--- STORED DATA ---
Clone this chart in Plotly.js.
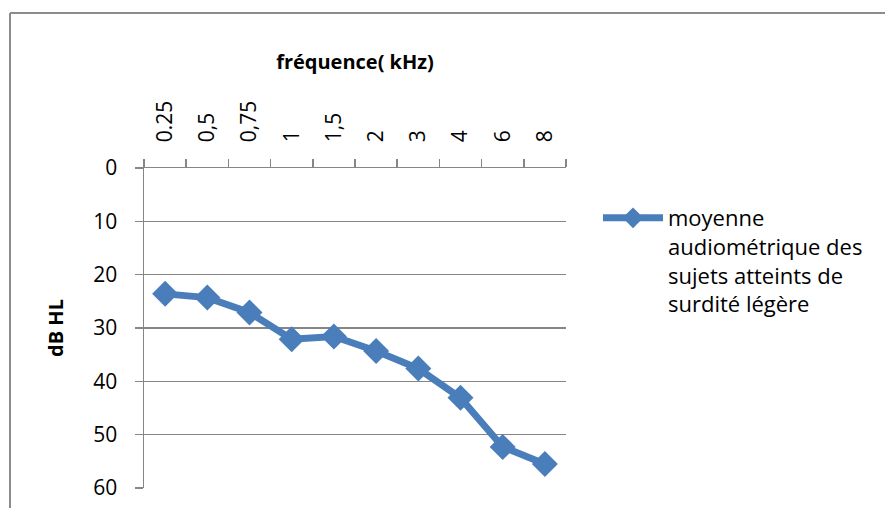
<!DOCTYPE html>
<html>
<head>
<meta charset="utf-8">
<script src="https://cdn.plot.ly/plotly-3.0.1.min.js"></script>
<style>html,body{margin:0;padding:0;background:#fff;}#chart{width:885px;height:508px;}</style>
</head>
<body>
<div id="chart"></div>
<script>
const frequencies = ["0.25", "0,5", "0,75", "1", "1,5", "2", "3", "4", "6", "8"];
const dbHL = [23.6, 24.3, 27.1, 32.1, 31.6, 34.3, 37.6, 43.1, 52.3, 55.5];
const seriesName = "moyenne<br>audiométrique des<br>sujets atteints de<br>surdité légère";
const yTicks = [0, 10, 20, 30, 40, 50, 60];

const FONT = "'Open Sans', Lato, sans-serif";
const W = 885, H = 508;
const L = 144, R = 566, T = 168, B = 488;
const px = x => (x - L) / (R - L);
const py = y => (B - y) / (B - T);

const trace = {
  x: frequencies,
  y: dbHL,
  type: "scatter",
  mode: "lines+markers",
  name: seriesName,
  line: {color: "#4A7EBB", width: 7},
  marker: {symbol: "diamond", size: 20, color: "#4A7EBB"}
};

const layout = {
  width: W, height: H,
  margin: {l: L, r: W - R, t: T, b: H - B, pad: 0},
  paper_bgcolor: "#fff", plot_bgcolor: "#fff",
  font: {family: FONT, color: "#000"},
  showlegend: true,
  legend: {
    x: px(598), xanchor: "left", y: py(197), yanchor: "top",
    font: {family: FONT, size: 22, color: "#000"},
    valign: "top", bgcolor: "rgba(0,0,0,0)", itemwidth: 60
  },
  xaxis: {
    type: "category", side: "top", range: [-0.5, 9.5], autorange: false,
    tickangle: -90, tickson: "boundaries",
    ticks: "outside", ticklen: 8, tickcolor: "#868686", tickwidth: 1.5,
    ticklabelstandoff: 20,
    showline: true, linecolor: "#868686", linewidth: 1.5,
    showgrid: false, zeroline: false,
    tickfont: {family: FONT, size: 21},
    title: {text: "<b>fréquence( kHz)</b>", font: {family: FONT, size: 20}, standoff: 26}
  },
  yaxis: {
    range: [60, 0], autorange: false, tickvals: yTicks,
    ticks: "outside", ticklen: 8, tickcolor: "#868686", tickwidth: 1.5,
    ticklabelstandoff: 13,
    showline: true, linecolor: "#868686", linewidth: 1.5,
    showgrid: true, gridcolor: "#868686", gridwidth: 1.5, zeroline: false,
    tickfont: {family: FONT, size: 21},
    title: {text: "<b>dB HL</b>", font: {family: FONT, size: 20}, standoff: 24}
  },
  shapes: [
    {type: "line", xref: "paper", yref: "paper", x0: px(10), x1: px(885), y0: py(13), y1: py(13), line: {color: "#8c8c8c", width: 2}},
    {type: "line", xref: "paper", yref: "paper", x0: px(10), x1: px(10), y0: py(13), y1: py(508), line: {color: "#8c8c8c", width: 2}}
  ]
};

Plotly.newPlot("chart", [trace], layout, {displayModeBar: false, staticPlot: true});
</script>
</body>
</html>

--- STATED GOAL ---
Repeat the lines above exactly, and keep every picture out.

--- TASK RESULT ---
Clone this chart in Plotly.js.
<!DOCTYPE html>
<html>
<head>
<meta charset="utf-8">
<script src="https://cdn.plot.ly/plotly-3.0.1.min.js"></script>
<style>html,body{margin:0;padding:0;background:#fff;}#chart{width:885px;height:508px;}</style>
</head>
<body>
<div id="chart"></div>
<script>
const frequencies = ["0.25", "0,5", "0,75", "1", "1,5", "2", "3", "4", "6", "8"];
const dbHL = [23.6, 24.3, 27.1, 32.1, 31.6, 34.3, 37.6, 43.1, 52.3, 55.5];
const seriesName = "moyenne<br>audiométrique des<br>sujets atteints de<br>surdité légère";
const yTicks = [0, 10, 20, 30, 40, 50, 60];

const FONT = "'Open Sans', Lato, sans-serif";
const W = 885, H = 508;
const L = 144, R = 566, T = 168, B = 488;
const px = x => (x - L) / (R - L);
const py = y => (B - y) / (B - T);

const trace = {
  x: frequencies,
  y: dbHL,
  type: "scatter",
  mode: "lines+markers",
  name: seriesName,
  line: {color: "#4A7EBB", width: 7},
  marker: {symbol: "diamond", size: 20, color: "#4A7EBB"}
};

const layout = {
  width: W, height: H,
  margin: {l: L, r: W - R, t: T, b: H - B, pad: 0},
  paper_bgcolor: "#fff", plot_bgcolor: "#fff",
  font: {family: FONT, color: "#000"},
  showlegend: true,
  legend: {
    x: px(598), xanchor: "left", y: py(197), yanchor: "top",
    font: {family: FONT, size: 22, color: "#000"},
    valign: "top", bgcolor: "rgba(0,0,0,0)", itemwidth: 60
  },
  xaxis: {
    type: "category", side: "top", range: [-0.5, 9.5], autorange: false,
    tickangle: -90, tickson: "boundaries",
    ticks: "outside", ticklen: 8, tickcolor: "#868686", tickwidth: 1.5,
    ticklabelstandoff: 20,
    showline: true, linecolor: "#868686", linewidth: 1.5,
    showgrid: false, zeroline: false,
    tickfont: {family: FONT, size: 21},
    title: {text: "<b>fréquence( kHz)</b>", font: {family: FONT, size: 20}, standoff: 26}
  },
  yaxis: {
    range: [60, 0], autorange: false, tickvals: yTicks,
    ticks: "outside", ticklen: 8, tickcolor: "#868686", tickwidth: 1.5,
    ticklabelstandoff: 13,
    showline: true, linecolor: "#868686", linewidth: 1.5,
    showgrid: true, gridcolor: "#868686", gridwidth: 1.5, zeroline: false,
    tickfont: {family: FONT, size: 21},
    title: {text: "<b>dB HL</b>", font: {family: FONT, size: 20}, standoff: 24}
  },
  shapes: [
    {type: "line", xref: "paper", yref: "paper", x0: px(10), x1: px(885), y0: py(13), y1: py(13), line: {color: "#8c8c8c", width: 2}},
    {type: "line", xref: "paper", yref: "paper", x0: px(10), x1: px(10), y0: py(13), y1: py(508), line: {color: "#8c8c8c", width: 2}}
  ]
};

Plotly.newPlot("chart", [trace], layout, {displayModeBar: false, staticPlot: true});
</script>
</body>
</html>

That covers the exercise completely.